Developed as part of a joint venture between Boehringer and Eli Lilly, empagliflozin is a sodium glucose co-transporter-2 (SGLT-2) inhibitor intended to reduce blood glucose levels in patients with type 2 diabetes and was submitted to the US Food and Drug Administration (FDA) in March 2013.
However, the companies received a complete response letter this week for the New Drug Application (NDA) referencing previously observed manufacturing deficiencies at Boehringer’s facility near Mainz, Germany, where empagliflozin will be made.
The quality control issues resulted in a Warning Letter last May and included failure to thoroughly investigate critical deviations in the manufacturing of ingredients, and failure to conduct thorough complaint investigations after the presence of foreign particles were found in APIs.

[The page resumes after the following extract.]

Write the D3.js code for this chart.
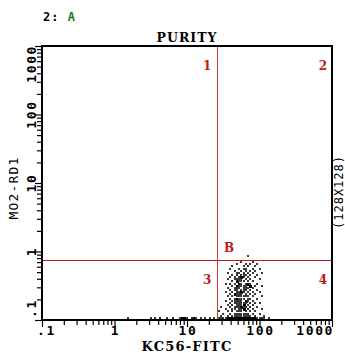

The letter also “referenced findings related to commercial drug production that were observed during an inspection in November 2012,” Boehringer spokesman Dr. Ralph Warsinsky told in-Pharmatechnologist.com, and “these deficiencies need to be resolved before the approval of the empagliflozin application.”
Culture Improvement & Investment
Following receipt of the Warning Letter last year, Boehringer has undergone a review of its manufacturing systems and processes, Warsinsky told us, in order to optimize manufacturing and quality control, and to prepare for the FDA re-inspection that is currently underway.

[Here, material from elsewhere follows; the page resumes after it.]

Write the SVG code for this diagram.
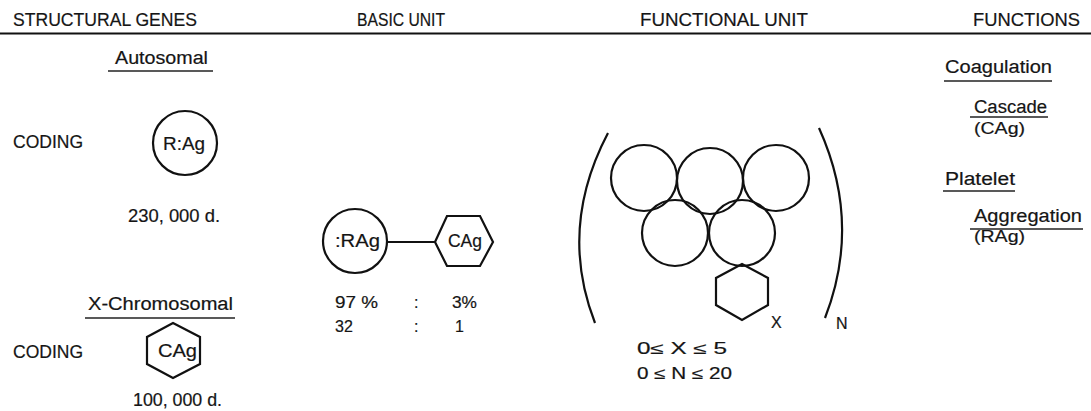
<svg xmlns="http://www.w3.org/2000/svg" width="1091" height="411" viewBox="0 0 1091 411">
  <style>
    text { font-family: "Liberation Sans", "DejaVu Sans", sans-serif; fill: #151515; stroke: #151515; stroke-width: 0.2; }
    .hd { font-size: 19px; }
    .tx { font-size: 18px; }
    .sm { font-size: 16px; }
    .ln { stroke: #111; stroke-width: 2; fill: none; }
    .ul { stroke: #222; stroke-width: 1.5; fill: none; }
    .sh { stroke: #111; stroke-width: 2.2; fill: none; }
  </style>

  <!-- column headers -->
  <g id="headers">
    <text class="hd" x="13" y="26" textLength="184" lengthAdjust="spacingAndGlyphs">STRUCTURAL GENES</text>
    <text class="hd" x="357" y="26" textLength="88" lengthAdjust="spacingAndGlyphs">BASIC UNIT</text>
    <text class="hd" x="640" y="26" textLength="168" lengthAdjust="spacingAndGlyphs">FUNCTIONAL UNIT</text>
    <text class="hd" x="973" y="26" textLength="107" lengthAdjust="spacingAndGlyphs">FUNCTIONS</text>
    <line class="ln" x1="0" y1="33.5" x2="1091" y2="33.5" stroke-width="2.5"/>
  </g>

  <!-- structural genes: autosomal -->
  <g id="autosomal">
    <text class="tx" x="115" y="64" textLength="93" lengthAdjust="spacingAndGlyphs">Autosomal</text>
    <line class="ul" x1="108" y1="71" x2="213" y2="71"/>
    <text class="tx" x="13" y="148" textLength="70" lengthAdjust="spacingAndGlyphs">CODING</text>
  </g>
  <g id="rag-gene">
    <circle class="sh" cx="185" cy="143" r="32"/>
    <text class="tx" x="163" y="150" textLength="42" lengthAdjust="spacingAndGlyphs">R:Ag</text>
    <text class="tx" x="128" y="222" textLength="92" lengthAdjust="spacingAndGlyphs">230, 000 d.</text>
  </g>

  <!-- structural genes: X-chromosomal -->
  <g id="x-chromosomal">
    <text class="tx" x="88" y="310" textLength="145" lengthAdjust="spacingAndGlyphs">X-Chromosomal</text>
    <line class="ul" x1="85" y1="318" x2="235" y2="318"/>
    <text class="tx" x="13" y="358" textLength="70" lengthAdjust="spacingAndGlyphs">CODING</text>
  </g>
  <g id="cag-gene">
    <polygon class="sh" points="173,323 200,337 200,364 173,378 147,364 147,337"/>
    <text class="tx" x="158" y="357" textLength="39" lengthAdjust="spacingAndGlyphs">CAg</text>
    <text class="tx" x="133" y="406" textLength="89" lengthAdjust="spacingAndGlyphs">100, 000 d.</text>
  </g>

  <!-- basic unit -->
  <g id="basic-rag">
    <circle class="sh" cx="355" cy="241" r="32"/>
    <text class="tx" x="335" y="247" textLength="45" lengthAdjust="spacingAndGlyphs">:RAg</text>
  </g>
  <g id="basic-cag">
    <polygon class="sh" points="435,242 447,216 480,216 493,242 480,266 447,266"/>
    <text class="tx" x="448" y="247" textLength="34" lengthAdjust="spacingAndGlyphs">CAg</text>
  </g>
  <g id="basic-ratio">
    <text class="sm" x="335" y="308" textLength="43" lengthAdjust="spacingAndGlyphs">97 %</text>
    <text class="sm" x="414" y="308">:</text>
    <text class="sm" x="452" y="308" textLength="25" lengthAdjust="spacingAndGlyphs">3%</text>
    <text class="sm" x="335" y="332">32</text>
    <text class="sm" x="414" y="332">:</text>
    <text class="sm" x="455" y="332">1</text>
  </g>

  <!-- functional unit -->
  <g id="functional-unit">
    <path class="sh" d="M608,133 Q558,228 595,323"/>
    <path class="sh" d="M819,128 Q862,223 825,318"/>
    <circle class="sh" cx="644" cy="178" r="33"/>
    <circle class="sh" cx="710" cy="181" r="33"/>
    <circle class="sh" cx="776" cy="178" r="33"/>
    <circle class="sh" cx="675" cy="233" r="33"/>
    <circle class="sh" cx="742" cy="233" r="33"/>
    <polygon class="sh" points="742,264 768,278 768,305 742,320 716,305 716,278"/>
    <text class="sm" x="771" y="328">X</text>
    <text class="sm" x="836" y="329">N</text>
    <text class="sm" x="637" y="354" textLength="90" lengthAdjust="spacingAndGlyphs">0≤ X ≤ 5</text>
    <text class="sm" x="637" y="379" textLength="95" lengthAdjust="spacingAndGlyphs">0 ≤ N ≤ 20</text>
  </g>

  <!-- functions -->
  <g id="coagulation">
    <text class="tx" x="945" y="73" textLength="107" lengthAdjust="spacingAndGlyphs">Coagulation</text>
    <line class="ul" x1="944" y1="81" x2="1052" y2="81"/>
    <text class="tx" x="974" y="113" textLength="73" lengthAdjust="spacingAndGlyphs">Cascade</text>
    <line class="ul" x1="970" y1="117" x2="1048" y2="117"/>
    <text class="sm" x="974" y="134" textLength="51" lengthAdjust="spacingAndGlyphs">(CAg)</text>
  </g>
  <g id="platelet">
    <text class="tx" x="945" y="185" textLength="70" lengthAdjust="spacingAndGlyphs">Platelet</text>
    <line class="ul" x1="943" y1="191" x2="1015" y2="191"/>
    <text class="tx" x="974" y="222" textLength="108" lengthAdjust="spacingAndGlyphs">Aggregation</text>
    <line class="ul" x1="970" y1="229" x2="1083" y2="229"/>
    <text class="sm" x="974" y="242" textLength="51" lengthAdjust="spacingAndGlyphs">(RAg)</text>
  </g>

  <!-- connectors -->
  <g id="connectors">
    <line class="ln" x1="387" y1="242" x2="435" y2="242"/>
  </g>
</svg>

“The goal is to implement appropriate and sustainable measures to optimize manufacturing and quality control and to prepare for the FDA re-inspection that is currently underway.”
Amongst the actions already carried out, he continued, was strengthening the quality management structure in the Operations Division and formalising a “Culture improvement program” for all employees to encourage a more quality-focused mindset and behaviour.
Moreover, the firm has invested over €100m ($137m) since receiving the warning “to address immediate issues and improve standards” and, according to Warsinsky, there is more investment to come at the site.
“In the last five years the company has invested more than €520m in modernizing different parts of the Ingelheim manufacturing site,” Warsinsky said, with a further €330m planned for 2014/2015 to upgrade the facilities.
The European Medicines Agency (EMA) also received the firms’ marketing authorization application (MAA) for empagliflozin in March 2013 but when contacted this morning the agency told us it did not comment on medicines that are still under evaluation.
However, Warsinsky told us: “The ongoing evaluations of the empagliflozin marketing applications outside of the US are not impacted at this time.”